### PROBLEM STATEMENT
Extract only the first line of the listing and every line after it up to and including the one with "import * as". Omit the pictures.
--- GIVEN DATA ---
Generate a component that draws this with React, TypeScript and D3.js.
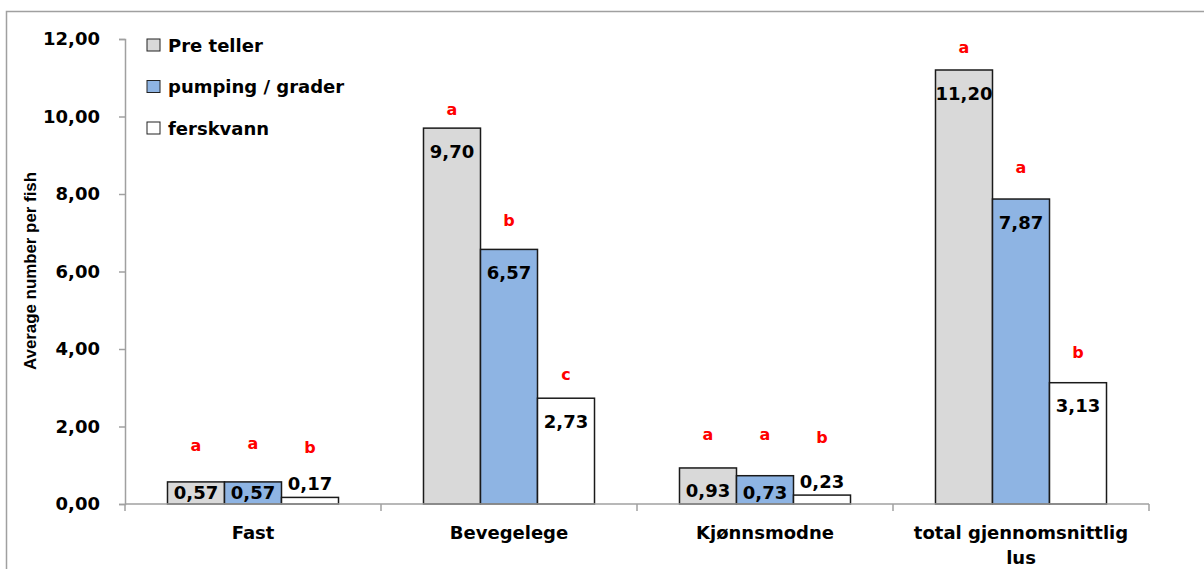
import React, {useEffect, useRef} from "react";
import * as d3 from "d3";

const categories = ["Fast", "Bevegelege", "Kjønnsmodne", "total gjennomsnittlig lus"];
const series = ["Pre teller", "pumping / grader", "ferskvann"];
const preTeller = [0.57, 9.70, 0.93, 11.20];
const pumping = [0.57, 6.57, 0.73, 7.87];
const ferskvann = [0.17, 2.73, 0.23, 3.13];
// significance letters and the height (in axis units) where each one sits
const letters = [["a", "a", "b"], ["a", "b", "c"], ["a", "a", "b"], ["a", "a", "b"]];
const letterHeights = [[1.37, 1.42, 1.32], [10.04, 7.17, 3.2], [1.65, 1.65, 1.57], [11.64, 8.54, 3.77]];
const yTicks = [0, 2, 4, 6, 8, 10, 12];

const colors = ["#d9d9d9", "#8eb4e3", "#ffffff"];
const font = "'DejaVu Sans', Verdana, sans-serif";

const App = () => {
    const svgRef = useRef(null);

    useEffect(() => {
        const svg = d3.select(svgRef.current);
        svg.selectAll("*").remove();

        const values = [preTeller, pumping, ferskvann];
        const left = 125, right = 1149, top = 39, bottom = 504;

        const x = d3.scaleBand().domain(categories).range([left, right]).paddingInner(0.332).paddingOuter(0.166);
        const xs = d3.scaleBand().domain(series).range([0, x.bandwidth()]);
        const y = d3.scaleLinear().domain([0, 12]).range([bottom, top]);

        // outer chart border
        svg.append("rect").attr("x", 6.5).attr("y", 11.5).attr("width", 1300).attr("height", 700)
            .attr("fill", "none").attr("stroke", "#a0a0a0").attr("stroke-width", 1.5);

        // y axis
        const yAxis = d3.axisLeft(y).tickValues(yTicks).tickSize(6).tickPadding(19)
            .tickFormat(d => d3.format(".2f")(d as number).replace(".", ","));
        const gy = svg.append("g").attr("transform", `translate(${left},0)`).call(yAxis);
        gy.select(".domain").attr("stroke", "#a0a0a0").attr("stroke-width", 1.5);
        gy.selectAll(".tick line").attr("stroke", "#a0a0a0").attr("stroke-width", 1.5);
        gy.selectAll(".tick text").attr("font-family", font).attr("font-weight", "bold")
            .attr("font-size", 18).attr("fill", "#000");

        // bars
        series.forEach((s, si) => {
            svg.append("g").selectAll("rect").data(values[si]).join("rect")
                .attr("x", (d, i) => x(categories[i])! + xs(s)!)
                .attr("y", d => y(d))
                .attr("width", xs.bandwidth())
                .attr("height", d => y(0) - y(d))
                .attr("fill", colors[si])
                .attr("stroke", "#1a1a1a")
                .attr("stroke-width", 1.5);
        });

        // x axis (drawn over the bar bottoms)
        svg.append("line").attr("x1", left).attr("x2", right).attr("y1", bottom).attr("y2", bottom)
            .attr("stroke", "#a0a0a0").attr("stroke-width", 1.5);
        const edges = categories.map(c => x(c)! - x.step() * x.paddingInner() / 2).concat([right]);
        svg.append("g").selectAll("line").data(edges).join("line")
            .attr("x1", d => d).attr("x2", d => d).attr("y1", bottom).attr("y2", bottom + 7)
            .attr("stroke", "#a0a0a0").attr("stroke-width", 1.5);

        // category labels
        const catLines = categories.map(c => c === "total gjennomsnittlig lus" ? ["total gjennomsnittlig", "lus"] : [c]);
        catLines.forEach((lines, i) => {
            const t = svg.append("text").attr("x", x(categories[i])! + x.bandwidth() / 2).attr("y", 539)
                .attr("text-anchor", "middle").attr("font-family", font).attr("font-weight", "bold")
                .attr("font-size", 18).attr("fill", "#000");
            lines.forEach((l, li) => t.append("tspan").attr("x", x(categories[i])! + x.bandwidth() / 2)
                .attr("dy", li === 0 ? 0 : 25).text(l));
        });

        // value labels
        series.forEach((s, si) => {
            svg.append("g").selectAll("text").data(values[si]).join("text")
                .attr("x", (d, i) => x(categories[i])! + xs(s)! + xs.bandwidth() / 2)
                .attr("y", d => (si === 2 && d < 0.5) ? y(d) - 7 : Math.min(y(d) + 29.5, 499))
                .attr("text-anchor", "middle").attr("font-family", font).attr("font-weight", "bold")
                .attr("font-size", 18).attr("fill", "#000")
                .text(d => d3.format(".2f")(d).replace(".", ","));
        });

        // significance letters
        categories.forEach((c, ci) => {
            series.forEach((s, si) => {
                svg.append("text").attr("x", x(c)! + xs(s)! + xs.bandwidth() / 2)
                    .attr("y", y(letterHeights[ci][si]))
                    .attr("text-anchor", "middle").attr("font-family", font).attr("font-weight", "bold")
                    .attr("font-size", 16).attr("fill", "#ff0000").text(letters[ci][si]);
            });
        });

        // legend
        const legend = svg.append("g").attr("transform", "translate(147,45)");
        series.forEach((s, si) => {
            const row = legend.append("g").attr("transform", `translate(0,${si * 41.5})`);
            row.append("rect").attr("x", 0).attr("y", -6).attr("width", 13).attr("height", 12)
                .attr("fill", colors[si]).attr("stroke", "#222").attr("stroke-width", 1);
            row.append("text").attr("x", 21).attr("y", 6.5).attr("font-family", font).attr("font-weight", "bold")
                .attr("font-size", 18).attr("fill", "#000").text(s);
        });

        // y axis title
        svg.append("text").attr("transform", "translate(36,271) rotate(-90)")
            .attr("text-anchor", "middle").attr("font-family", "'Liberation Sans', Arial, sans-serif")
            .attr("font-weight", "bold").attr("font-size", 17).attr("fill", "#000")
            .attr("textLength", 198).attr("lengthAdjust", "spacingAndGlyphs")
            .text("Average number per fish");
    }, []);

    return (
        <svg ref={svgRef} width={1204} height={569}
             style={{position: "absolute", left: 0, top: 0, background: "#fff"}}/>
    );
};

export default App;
---
### ANSWER TO THIS PROBLEM
Generate a component that draws this with React, TypeScript and D3.js.
import React, {useEffect, useRef} from "react";
import * as d3 from "d3";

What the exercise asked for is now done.